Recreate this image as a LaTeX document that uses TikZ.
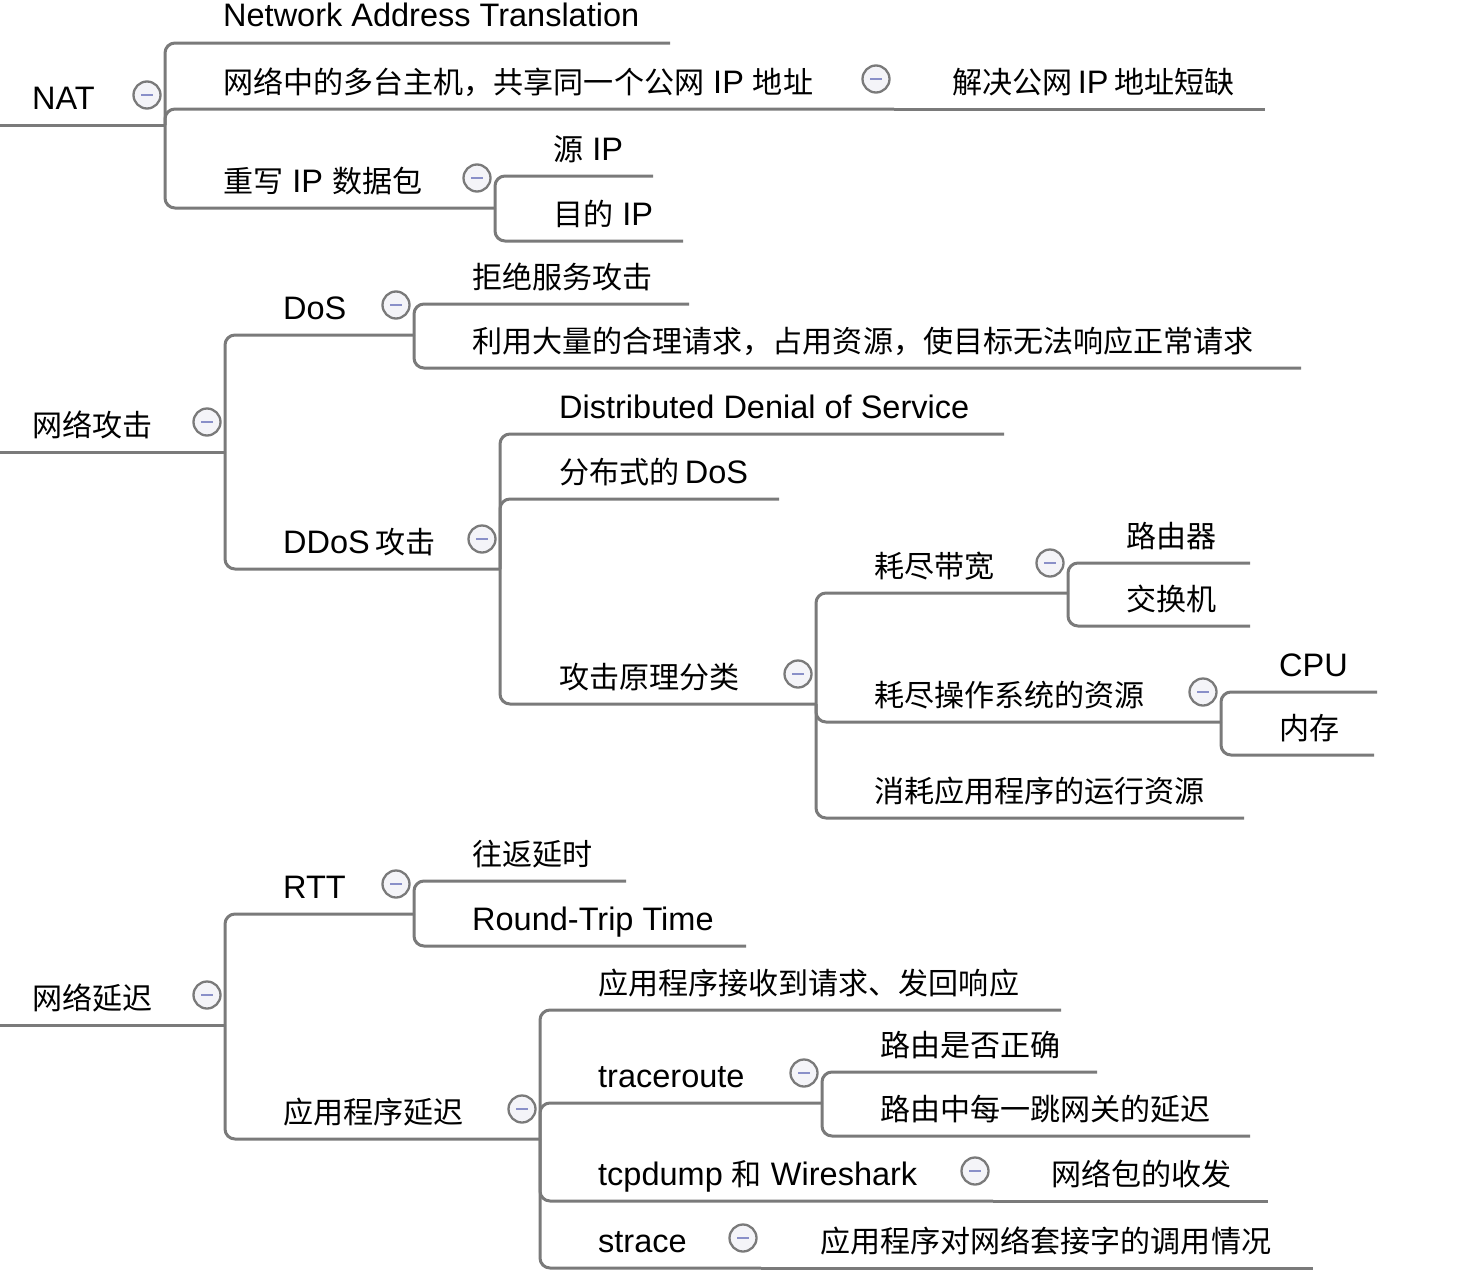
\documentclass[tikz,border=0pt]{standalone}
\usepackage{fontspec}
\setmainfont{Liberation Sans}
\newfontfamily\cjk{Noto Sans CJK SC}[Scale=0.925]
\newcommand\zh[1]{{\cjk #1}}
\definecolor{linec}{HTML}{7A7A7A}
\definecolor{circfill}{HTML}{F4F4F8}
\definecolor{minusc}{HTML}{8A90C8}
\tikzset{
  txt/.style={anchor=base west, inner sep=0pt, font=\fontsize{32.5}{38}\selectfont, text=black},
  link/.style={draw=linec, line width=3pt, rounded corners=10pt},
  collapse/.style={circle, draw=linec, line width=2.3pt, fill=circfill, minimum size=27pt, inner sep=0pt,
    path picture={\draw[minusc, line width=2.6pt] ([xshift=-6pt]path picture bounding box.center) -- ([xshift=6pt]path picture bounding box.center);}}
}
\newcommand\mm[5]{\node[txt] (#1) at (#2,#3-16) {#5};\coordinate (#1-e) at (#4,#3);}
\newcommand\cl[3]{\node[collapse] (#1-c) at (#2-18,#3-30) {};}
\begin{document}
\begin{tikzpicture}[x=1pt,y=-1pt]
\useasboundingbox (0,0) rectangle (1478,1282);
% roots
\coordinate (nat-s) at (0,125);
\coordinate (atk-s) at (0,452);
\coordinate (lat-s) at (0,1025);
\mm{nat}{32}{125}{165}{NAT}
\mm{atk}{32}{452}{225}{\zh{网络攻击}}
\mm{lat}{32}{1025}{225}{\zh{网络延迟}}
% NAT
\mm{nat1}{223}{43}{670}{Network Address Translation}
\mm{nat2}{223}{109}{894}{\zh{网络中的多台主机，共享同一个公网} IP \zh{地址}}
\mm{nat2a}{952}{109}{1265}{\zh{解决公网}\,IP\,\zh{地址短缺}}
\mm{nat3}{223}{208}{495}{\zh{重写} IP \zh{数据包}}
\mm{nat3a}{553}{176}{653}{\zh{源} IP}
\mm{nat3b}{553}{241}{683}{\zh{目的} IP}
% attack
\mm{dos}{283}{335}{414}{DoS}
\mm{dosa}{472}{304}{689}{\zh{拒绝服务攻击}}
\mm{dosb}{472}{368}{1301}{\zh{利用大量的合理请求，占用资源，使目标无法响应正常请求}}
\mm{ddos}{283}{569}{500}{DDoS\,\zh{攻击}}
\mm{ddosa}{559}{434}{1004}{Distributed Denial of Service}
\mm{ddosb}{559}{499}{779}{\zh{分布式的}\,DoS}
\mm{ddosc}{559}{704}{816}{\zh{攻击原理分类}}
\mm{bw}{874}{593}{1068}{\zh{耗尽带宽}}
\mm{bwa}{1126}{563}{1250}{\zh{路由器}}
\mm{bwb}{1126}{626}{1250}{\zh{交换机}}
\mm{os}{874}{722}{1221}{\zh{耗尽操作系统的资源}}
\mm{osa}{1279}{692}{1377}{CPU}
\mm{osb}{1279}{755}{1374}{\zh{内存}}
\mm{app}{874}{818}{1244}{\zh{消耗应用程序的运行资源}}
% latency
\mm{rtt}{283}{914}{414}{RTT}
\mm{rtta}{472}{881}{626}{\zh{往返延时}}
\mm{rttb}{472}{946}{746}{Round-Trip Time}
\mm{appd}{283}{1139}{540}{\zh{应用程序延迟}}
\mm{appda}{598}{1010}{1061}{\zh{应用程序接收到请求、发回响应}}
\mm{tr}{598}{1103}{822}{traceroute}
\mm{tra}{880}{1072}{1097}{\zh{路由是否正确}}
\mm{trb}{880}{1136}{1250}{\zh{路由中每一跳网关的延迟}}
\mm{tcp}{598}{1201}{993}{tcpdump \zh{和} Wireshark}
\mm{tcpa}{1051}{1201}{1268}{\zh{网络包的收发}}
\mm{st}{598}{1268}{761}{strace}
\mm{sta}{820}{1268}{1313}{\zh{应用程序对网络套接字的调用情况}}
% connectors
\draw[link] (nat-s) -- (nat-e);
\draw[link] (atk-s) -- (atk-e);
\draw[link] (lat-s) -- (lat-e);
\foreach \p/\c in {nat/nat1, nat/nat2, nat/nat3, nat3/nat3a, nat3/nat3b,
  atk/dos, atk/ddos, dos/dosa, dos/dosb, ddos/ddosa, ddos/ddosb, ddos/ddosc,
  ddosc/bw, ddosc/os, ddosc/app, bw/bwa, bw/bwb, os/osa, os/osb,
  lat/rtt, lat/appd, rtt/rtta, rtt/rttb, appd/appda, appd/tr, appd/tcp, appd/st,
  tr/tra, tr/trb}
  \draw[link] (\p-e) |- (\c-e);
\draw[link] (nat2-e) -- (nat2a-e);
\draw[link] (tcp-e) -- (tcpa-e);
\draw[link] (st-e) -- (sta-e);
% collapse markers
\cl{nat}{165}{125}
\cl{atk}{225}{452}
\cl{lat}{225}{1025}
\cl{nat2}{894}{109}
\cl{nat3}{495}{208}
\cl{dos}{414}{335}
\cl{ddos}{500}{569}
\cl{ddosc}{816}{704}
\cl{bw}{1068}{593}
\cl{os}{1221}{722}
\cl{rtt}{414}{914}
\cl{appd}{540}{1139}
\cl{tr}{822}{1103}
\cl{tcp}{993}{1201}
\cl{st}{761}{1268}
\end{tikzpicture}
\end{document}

-------

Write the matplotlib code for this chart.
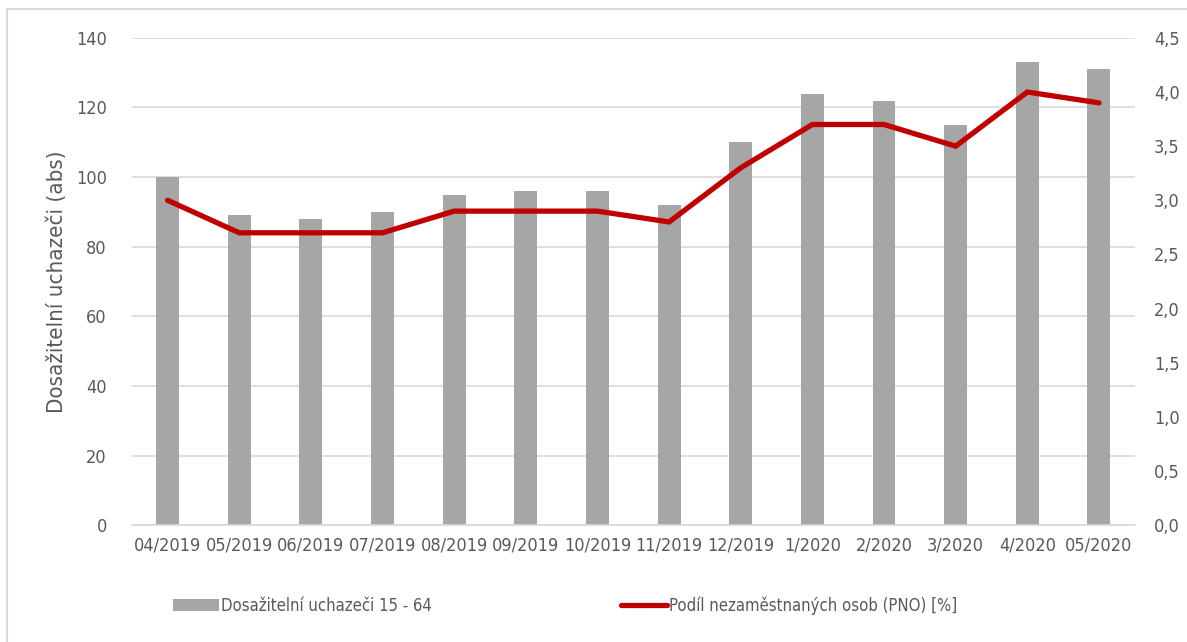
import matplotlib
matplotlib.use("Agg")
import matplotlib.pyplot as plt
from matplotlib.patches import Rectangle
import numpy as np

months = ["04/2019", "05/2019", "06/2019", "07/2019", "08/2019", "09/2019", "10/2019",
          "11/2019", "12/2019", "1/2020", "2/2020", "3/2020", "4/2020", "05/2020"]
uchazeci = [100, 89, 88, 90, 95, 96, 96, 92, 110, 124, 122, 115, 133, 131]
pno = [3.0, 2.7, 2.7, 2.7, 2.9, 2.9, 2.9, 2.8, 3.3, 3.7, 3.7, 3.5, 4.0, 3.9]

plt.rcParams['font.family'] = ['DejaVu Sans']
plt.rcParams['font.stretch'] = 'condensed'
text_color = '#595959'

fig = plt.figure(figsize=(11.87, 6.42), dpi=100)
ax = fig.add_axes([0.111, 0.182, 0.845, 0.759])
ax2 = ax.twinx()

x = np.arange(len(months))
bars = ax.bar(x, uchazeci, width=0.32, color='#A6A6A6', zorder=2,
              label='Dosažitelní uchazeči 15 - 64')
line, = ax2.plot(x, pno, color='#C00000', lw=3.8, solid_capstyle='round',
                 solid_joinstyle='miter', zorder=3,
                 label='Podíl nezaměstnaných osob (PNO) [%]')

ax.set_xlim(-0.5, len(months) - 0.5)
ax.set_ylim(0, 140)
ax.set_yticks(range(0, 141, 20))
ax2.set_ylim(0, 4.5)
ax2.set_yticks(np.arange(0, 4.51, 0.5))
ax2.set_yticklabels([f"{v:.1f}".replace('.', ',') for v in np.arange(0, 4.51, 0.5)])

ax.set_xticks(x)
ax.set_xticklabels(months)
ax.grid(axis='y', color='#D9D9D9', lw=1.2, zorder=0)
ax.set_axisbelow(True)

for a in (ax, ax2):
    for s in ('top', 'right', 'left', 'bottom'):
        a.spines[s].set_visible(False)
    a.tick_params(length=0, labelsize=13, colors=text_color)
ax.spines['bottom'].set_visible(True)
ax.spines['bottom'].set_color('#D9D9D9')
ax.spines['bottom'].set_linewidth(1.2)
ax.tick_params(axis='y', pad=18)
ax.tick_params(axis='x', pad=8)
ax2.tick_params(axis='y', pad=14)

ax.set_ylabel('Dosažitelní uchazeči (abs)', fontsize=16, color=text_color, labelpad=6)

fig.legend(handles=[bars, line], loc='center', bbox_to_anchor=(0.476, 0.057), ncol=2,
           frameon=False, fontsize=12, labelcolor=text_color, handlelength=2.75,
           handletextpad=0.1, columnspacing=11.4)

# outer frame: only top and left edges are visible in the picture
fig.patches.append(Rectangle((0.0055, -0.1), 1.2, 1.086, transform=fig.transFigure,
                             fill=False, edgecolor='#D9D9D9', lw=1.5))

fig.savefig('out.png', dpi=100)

-------

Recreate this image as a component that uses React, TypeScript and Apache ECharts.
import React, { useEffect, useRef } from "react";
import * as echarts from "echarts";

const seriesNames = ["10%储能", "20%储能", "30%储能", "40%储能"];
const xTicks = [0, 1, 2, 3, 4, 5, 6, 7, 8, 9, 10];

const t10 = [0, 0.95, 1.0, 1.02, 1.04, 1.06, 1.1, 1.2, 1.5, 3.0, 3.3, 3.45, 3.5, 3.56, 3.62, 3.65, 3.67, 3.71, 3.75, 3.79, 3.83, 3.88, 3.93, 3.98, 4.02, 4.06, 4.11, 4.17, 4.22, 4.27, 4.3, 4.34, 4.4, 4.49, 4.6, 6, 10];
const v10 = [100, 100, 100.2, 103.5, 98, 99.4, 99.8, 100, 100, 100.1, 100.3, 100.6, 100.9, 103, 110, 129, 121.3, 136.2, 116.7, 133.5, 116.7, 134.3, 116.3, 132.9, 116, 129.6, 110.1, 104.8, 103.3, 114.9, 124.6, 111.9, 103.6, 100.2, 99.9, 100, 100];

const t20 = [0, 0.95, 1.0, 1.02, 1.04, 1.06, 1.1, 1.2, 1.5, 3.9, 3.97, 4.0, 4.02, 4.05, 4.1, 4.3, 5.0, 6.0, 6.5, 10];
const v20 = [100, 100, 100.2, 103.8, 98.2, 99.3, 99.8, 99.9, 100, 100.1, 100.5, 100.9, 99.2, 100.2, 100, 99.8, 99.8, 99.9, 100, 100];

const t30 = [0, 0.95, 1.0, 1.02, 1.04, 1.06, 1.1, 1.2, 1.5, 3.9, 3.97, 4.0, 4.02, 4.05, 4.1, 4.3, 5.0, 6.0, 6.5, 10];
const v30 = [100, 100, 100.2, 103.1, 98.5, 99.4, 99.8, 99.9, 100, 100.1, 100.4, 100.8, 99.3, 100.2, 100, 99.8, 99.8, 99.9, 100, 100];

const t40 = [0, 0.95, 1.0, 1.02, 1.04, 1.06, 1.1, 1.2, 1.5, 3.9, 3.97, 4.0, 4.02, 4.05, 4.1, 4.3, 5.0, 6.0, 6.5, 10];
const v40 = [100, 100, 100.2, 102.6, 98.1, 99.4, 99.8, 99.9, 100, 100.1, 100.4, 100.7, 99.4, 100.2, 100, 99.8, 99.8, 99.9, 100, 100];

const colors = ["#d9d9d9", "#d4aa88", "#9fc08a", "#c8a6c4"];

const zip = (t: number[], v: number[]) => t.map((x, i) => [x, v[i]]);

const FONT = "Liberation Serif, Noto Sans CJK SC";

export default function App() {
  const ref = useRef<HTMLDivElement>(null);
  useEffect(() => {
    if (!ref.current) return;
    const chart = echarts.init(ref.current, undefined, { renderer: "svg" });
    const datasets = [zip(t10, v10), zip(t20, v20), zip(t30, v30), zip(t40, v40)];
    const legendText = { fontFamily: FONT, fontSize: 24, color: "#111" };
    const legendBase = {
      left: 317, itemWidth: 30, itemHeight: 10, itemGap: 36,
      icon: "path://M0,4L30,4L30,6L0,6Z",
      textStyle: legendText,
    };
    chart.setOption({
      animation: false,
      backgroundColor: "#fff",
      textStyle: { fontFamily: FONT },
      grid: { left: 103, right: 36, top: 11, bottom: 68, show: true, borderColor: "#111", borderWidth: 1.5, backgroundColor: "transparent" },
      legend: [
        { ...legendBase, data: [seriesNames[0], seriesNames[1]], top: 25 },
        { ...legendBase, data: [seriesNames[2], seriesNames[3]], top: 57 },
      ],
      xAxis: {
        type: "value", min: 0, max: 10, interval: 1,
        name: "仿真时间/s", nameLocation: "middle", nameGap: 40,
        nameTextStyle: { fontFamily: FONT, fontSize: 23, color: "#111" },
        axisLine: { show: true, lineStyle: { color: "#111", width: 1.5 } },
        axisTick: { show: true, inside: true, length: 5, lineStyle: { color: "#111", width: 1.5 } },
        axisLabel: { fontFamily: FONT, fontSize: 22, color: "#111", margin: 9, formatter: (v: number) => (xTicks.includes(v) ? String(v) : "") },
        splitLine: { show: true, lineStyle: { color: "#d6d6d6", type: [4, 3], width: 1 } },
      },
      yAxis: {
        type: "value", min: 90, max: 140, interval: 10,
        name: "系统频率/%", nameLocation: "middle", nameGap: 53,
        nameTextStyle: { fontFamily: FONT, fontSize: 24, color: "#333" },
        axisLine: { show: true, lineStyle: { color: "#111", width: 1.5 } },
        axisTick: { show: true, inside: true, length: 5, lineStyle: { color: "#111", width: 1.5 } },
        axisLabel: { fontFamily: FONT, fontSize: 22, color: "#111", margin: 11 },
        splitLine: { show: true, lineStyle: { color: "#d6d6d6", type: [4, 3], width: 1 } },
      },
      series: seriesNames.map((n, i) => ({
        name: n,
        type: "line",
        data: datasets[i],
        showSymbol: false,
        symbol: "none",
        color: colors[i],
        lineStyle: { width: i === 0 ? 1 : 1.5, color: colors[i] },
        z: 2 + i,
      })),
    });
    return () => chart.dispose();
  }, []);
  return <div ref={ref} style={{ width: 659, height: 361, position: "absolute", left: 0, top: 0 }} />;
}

-------

In the listing above, find the line with "Write the matplotlib code for this chart." and the line with "import numpy as np". Set down exactly those lines and everything between them, skipping pictures.

Write the matplotlib code for this chart.
import matplotlib
matplotlib.use("Agg")
import matplotlib.pyplot as plt
from matplotlib.patches import Rectangle
import numpy as np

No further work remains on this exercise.